È vero, ammette Orfini, che il presidente della cooperativa 29 giugno, sodale del nero Carminati, parla di Marino dicendo che «se resta sindaco altri tre anni e mezzo, con il mio amico capogruppo ci mangiamo Roma». Ma Coratti (verosimilmente il capogruppo in questione), «non era esattamente considerato un sostenitore di Marino», spiega il presidente dem. Dunque, un punto a favore del sindaco «marziano», osteggiato da colui che fino a dicembre scorso era a capo del Consiglio comunale di Roma e che – secondo l’accusa – sarebbe stato ribattezzato dai ras del “Mondo di mezzo” «Balotelli» perché, rivelerebbero le intercettazioni, non faceva «un gioco di squadra» e «aveva pretese continue, tra cui l’assunzione di persone nelle coop di Buzzi».
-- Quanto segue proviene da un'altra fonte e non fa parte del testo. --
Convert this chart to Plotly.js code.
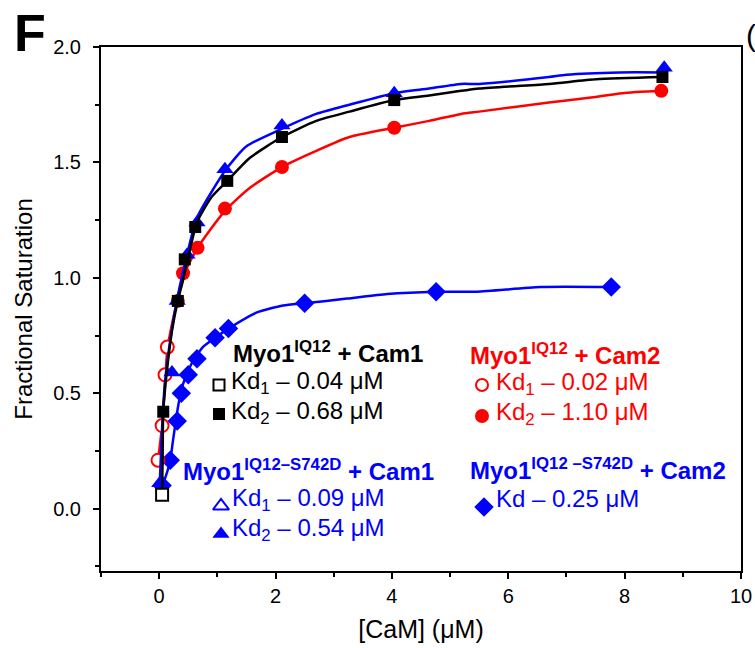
<!DOCTYPE html>
<html>
<head>
<meta charset="utf-8">
<script src="https://cdn.plot.ly/plotly-3.0.1.min.js"></script>
<style>
  html, body { margin: 0; padding: 0; background: #fff; }
  #chart { width: 755px; height: 648px; }
</style>
</head>
<body>
<div id="chart"></div>
<script>
// ---- Myo1 IQ12 + Cam1 (black) ----
const cam1OpenX = [0.05];
const cam1OpenY = [0.06];
const cam1FilledX = [0.07, 0.32, 0.44, 0.62, 1.17, 2.11, 4.04, 8.65];
const cam1FilledY = [0.42, 0.90, 1.08, 1.22, 1.42, 1.61, 1.77, 1.87];
const cam1FitX = [0.05, 0.06, 0.07, 0.13, 0.22, 0.31, 0.41, 0.49, 0.65, 0.90, 1.17, 1.56, 2.11, 2.70, 3.27, 4.04, 4.64, 5.50, 6.70, 7.51, 8.65];
const cam1FitY = [0.06, 0.25, 0.42, 0.59, 0.77, 0.89, 0.99, 1.08, 1.24, 1.35, 1.42, 1.52, 1.61, 1.68, 1.72, 1.77, 1.79, 1.82, 1.84, 1.86, 1.87];

// ---- Myo1 IQ12 + Cam2 (red) ----
const cam2OpenX = [-0.02, 0.05, 0.10, 0.14];
const cam2OpenY = [0.21, 0.36, 0.58, 0.70];
const cam2FilledX = [0.32, 0.41, 0.66, 1.13, 2.11, 4.04, 8.63];
const cam2FilledY = [0.90, 1.02, 1.13, 1.30, 1.48, 1.65, 1.81];
const cam2FitX = [-0.02, 0.05, 0.10, 0.14, 0.22, 0.31, 0.40, 0.66, 1.13, 1.56, 2.11, 2.70, 3.27, 4.04, 4.64, 5.19, 5.50, 6.70, 7.39, 7.96, 8.63];
const cam2FitY = [0.21, 0.36, 0.54, 0.69, 0.80, 0.90, 1.00, 1.13, 1.29, 1.39, 1.48, 1.55, 1.61, 1.65, 1.68, 1.71, 1.72, 1.76, 1.78, 1.80, 1.81];

// ---- Myo1 IQ12-S742D + Cam1 (blue triangles) ----
const sdCam1X = [0.01, 0.22, 0.31, 0.48, 0.65, 1.13, 2.11, 4.04, 8.68];
const sdCam1Y = [0.11, 0.59, 0.90, 1.10, 1.24, 1.47, 1.66, 1.80, 1.91];
const sdCam1FitX = [0.01, 0.05, 0.10, 0.22, 0.31, 0.48, 0.65, 1.15, 1.50, 2.06, 2.70, 3.27, 4.04, 4.64, 5.19, 5.50, 6.70, 7.00, 7.91, 8.68];
const sdCam1FitY = [0.11, 0.35, 0.55, 0.78, 0.91, 1.10, 1.26, 1.47, 1.57, 1.64, 1.71, 1.75, 1.80, 1.82, 1.84, 1.84, 1.87, 1.88, 1.89, 1.89];

// ---- Myo1 IQ12-S742D + Cam2 (blue diamonds) ----
const sdCam2X = [0.05, 0.19, 0.31, 0.38, 0.50, 0.65, 0.96, 1.19, 2.50, 4.76, 7.77];
const sdCam2Y = [0.10, 0.21, 0.38, 0.50, 0.58, 0.65, 0.74, 0.78, 0.89, 0.94, 0.96];
const sdCam2FitX = [0.05, 0.10, 0.19, 0.24, 0.33, 0.41, 0.56, 0.75, 0.96, 1.19, 1.68, 2.13, 2.50, 3.23, 3.92, 4.76, 5.46, 6.55, 7.77];
const sdCam2FitY = [0.10, 0.13, 0.21, 0.30, 0.45, 0.54, 0.63, 0.70, 0.74, 0.78, 0.85, 0.88, 0.89, 0.91, 0.93, 0.94, 0.94, 0.96, 0.96];

const xTickVals = [0, 2, 4, 6, 8, 10];
const yTickVals = [0, 0.5, 1.0, 1.5, 2.0];
const yTickText = ['0.0', '0.5', '1.0', '1.5', '2.0'];

const BLACK = '#000000', RED = '#ff0000', BLUE = '#0000ff';
const FONT = 'Liberation Sans, Arial, sans-serif';

// plot area in page pixels, used to place keys and labels
const W = 755, H = 648;
const M = { l: 101, r: 14, t: 47, b: 77 };
const pw = W - M.l - M.r, ph = H - M.t - M.b;
const px = v => (v - M.l) / pw;
const py = v => (H - M.b - v) / ph;

function fit(x, y, color) {
  return { x, y, mode: 'lines', type: 'scatter', hoverinfo: 'skip',
           line: { color, width: 2.5, shape: 'spline', smoothing: 0.6 }, showlegend: false };
}
function pts(x, y, symbol, color, size, open) {
  return { x, y, mode: 'markers', type: 'scatter', showlegend: false, cliponaxis: false,
           marker: { symbol, size, color: open ? '#ffffff' : color,
                     line: { color, width: open ? 2 : 0 } } };
}

const traces = [
  fit(sdCam2FitX, sdCam2FitY, BLUE),
  pts(sdCam2X, sdCam2Y, 'diamond', BLUE, 15, false),
  fit(cam2FitX, cam2FitY, RED),
  pts(cam2OpenX, cam2OpenY, 'circle', RED, 13, true),
  pts(cam2FilledX, cam2FilledY, 'circle', RED, 14, false),
  fit(sdCam1FitX, sdCam1FitY, BLUE),
  pts(sdCam1X, sdCam1Y, 'triangle-up', BLUE, 15, false),
  fit(cam1FitX, cam1FitY, BLACK),
  pts(cam1OpenX, cam1OpenY, 'square', BLACK, 12, true),
  pts(cam1FilledX, cam1FilledY, 'square', BLACK, 12, false),
];

// key symbols beside the Kd labels (overlay axes spanning the plot area 0..1)
const keys = [
  { x: 219, y: 385, s: 'square', c: BLACK, size: 11, open: true },
  { x: 219, y: 414, s: 'square', c: BLACK, size: 12, open: false },
  { x: 482, y: 385, s: 'circle', c: RED, size: 12, open: true },
  { x: 482, y: 416, s: 'circle', c: RED, size: 14, open: false },
  { x: 221, y: 506, s: 'triangle-up', c: BLUE, size: 14, open: true },
  { x: 221, y: 534, s: 'triangle-up', c: BLUE, size: 15, open: false },
  { x: 484, y: 507, s: 'diamond', c: BLUE, size: 15, open: false },
];
keys.forEach(k => {
  const t = pts([px(k.x)], [py(k.y)], k.s, k.c, k.size, k.open);
  t.xaxis = 'x2'; t.yaxis = 'y2';
  traces.push(t);
});

function label(x, y, text, color, size, bold) {
  return { xref: 'paper', yref: 'paper', x: px(x), y: py(y), xanchor: 'left', yanchor: 'middle',
           text: bold ? '<b>' + text + '</b>' : text, showarrow: false,
           font: { family: FONT, size, color } };
}

const annotations = [
  label(231, 352, 'Myo1<sup>IQ12</sup> + Cam1', BLACK, 24, true),
  label(229, 382, 'Kd<sub>1</sub> – 0.04 μM', BLACK, 24, false),
  label(229, 412, 'Kd<sub>2</sub> – 0.68 μM', BLACK, 24, false),
  label(468, 354, 'Myo1<sup>IQ12</sup> + Cam2', RED, 24, true),
  label(494, 383, 'Kd<sub>1</sub> – 0.02 μM', RED, 24, false),
  label(494, 413, 'Kd<sub>2</sub> – 1.10 μM', RED, 24, false),
  label(181, 470, 'Myo1<sup>IQ12–S742D</sup> + Cam1', BLUE, 24, true),
  label(230, 499, 'Kd<sub>1</sub> – 0.09 μM', BLUE, 24, false),
  label(230, 529, 'Kd<sub>2</sub> – 0.54 μM', BLUE, 24, false),
  label(468, 469, 'Myo1<sup>IQ12 –S742D</sup> + Cam2', BLUE, 24, true),
  label(494, 498, 'Kd – 0.25 μM', BLUE, 24, false),
  // panel letter
  { xref: 'paper', yref: 'paper', x: px(12), y: py(33), xanchor: 'left', yanchor: 'middle',
    text: '<b>F</b>', showarrow: false, font: { family: FONT, size: 52, color: BLACK } },
  { xref: 'paper', yref: 'paper', x: px(744), y: py(36), xanchor: 'left', yanchor: 'middle',
    text: '(', showarrow: false, font: { family: FONT, size: 30, color: BLACK } },
];

const axisCommon = {
  showgrid: false, zeroline: false, showline: true, linecolor: BLACK, linewidth: 2,
  mirror: true, ticks: 'outside', ticklen: 6, tickwidth: 2, tickcolor: BLACK,
  tickfont: { family: FONT, size: 20, color: BLACK },
};

const layout = {
  width: W, height: H,
  margin: { l: M.l, r: M.r, t: M.t, b: M.b },
  paper_bgcolor: '#ffffff', plot_bgcolor: '#ffffff',
  showlegend: false,
  xaxis: Object.assign({}, axisCommon, {
    range: [-1, 10], tickvals: xTickVals, ticklabelstandoff: 0,
    minor: { dtick: 1, tick0: 0, ticks: 'outside', ticklen: 4, tickwidth: 2, tickcolor: BLACK },
    title: { text: '[CaM] (μM)', font: { family: FONT, size: 25, color: BLACK }, standoff: 14 },
  }),
  yaxis: Object.assign({}, axisCommon, {
    range: [-0.27, 2.0], tickvals: yTickVals, ticktext: yTickText, ticklabelstandoff: 8,
    minor: { dtick: 0.25, tick0: 0, ticks: 'outside', ticklen: 4, tickwidth: 2, tickcolor: BLACK },
    title: { text: 'Fractional Saturation', font: { family: FONT, size: 24, color: BLACK }, standoff: 14 },
  }),
  xaxis2: { overlaying: 'x', range: [0, 1], visible: false, fixedrange: true },
  yaxis2: { overlaying: 'y', range: [0, 1], visible: false, fixedrange: true },
  annotations,
};

Plotly.newPlot('chart', traces, layout, { displayModeBar: false, staticPlot: true });
</script>
</body>
</html>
E ancora: «Che l’amministrazione Marino sia considerata un ostacolo per la criminalità organizzata – aggiunge Orfini – lo dimostra il fatto che Buzzi, Carminati e i loro sodali auspicano la caduta della giunta dicendo: “se i nostri avessero coraggio farebbero cadere Marino”». Anche se poi il sistema tripartito (politica – imprese – crimine) che aveva in mano Roma, avrebbe dovuto fare a meno di importanti “gangli” interni all’amministrazione comunale.

Dunque nessun problema: «Tutti i consiglieri colpiti dal provvedimento sono automaticamente sospesi dal partito», annuncia il commissario del Pd romano rispondendo duramente agli attacchi del M5S («se chiedono le dimissioni di Marino, che combatte i clan, poi non si stupiscano se i loro esponenti sono gli idoli dei clan di Ostia»), di Giorgia Meloni («gli unici ad essere indagati per mafia sono Alemanno e Gramazio»), e di Salvini («c’era un sistema criminale che lucrava sui più deboli perché c’era la gestione emergenziale voluta dal ministro Maroni»).

Anche Stefano Esposito, il commissario inviato da Renzi ad Ostia a dicembre scorso, dopo la prima tranche di Mafia Capitale, ammette che «gli arresti non erano inaspettati». D’altronde, «siamo stati chiamati a governare una città che aveva un problema di mafia e ce l’ha ancora», continua Orfini. E «il Pd romano è stato commissariato perché aveva la responsabilità di non essersi accorto di quanto stava accadendo, perché distratto e ostaggio di una guerra interna». Ma ora, «azzerato il tesseramento 2014, ripartiamo da capo. E – rivendica il presidente dem – quello che sta avvenendo è figlio delle dure e inflessibili azioni che abbiamo intrapreso in questi mesi».

Il mea culpa politico si ferma qua. Il problema semmai – è l’appello di Orfini alla città – è che «le imprese, le cooperative, il mondo del lavoro e nel complesso le classi dirigenti non hanno fatto un’opera di rigenerazione simile a quella del Pd». E una stoccata va anche agli apparati di sicurezza: «È curioso – dice – che una figura come Carminati abbia potuto costruire un sistema criminale di tale entità. Chiederò al Copasir come è possibile che i servizi segreti non si siano accorti di cosa stava facendo una persona a loro evidentemente nota».

Rimane però anche da capire la veridicità e le conseguenze politiche di certe accuse formalizzate ieri contro Buzzi nell’ordinanza del gip, laddove chiama in causa anche altri esponenti Pd che, seppur senza commettere reato, mostravano particolare vicinanza con il ras delle coop rosse e particolare accondiscendenza ai suoi desiderata.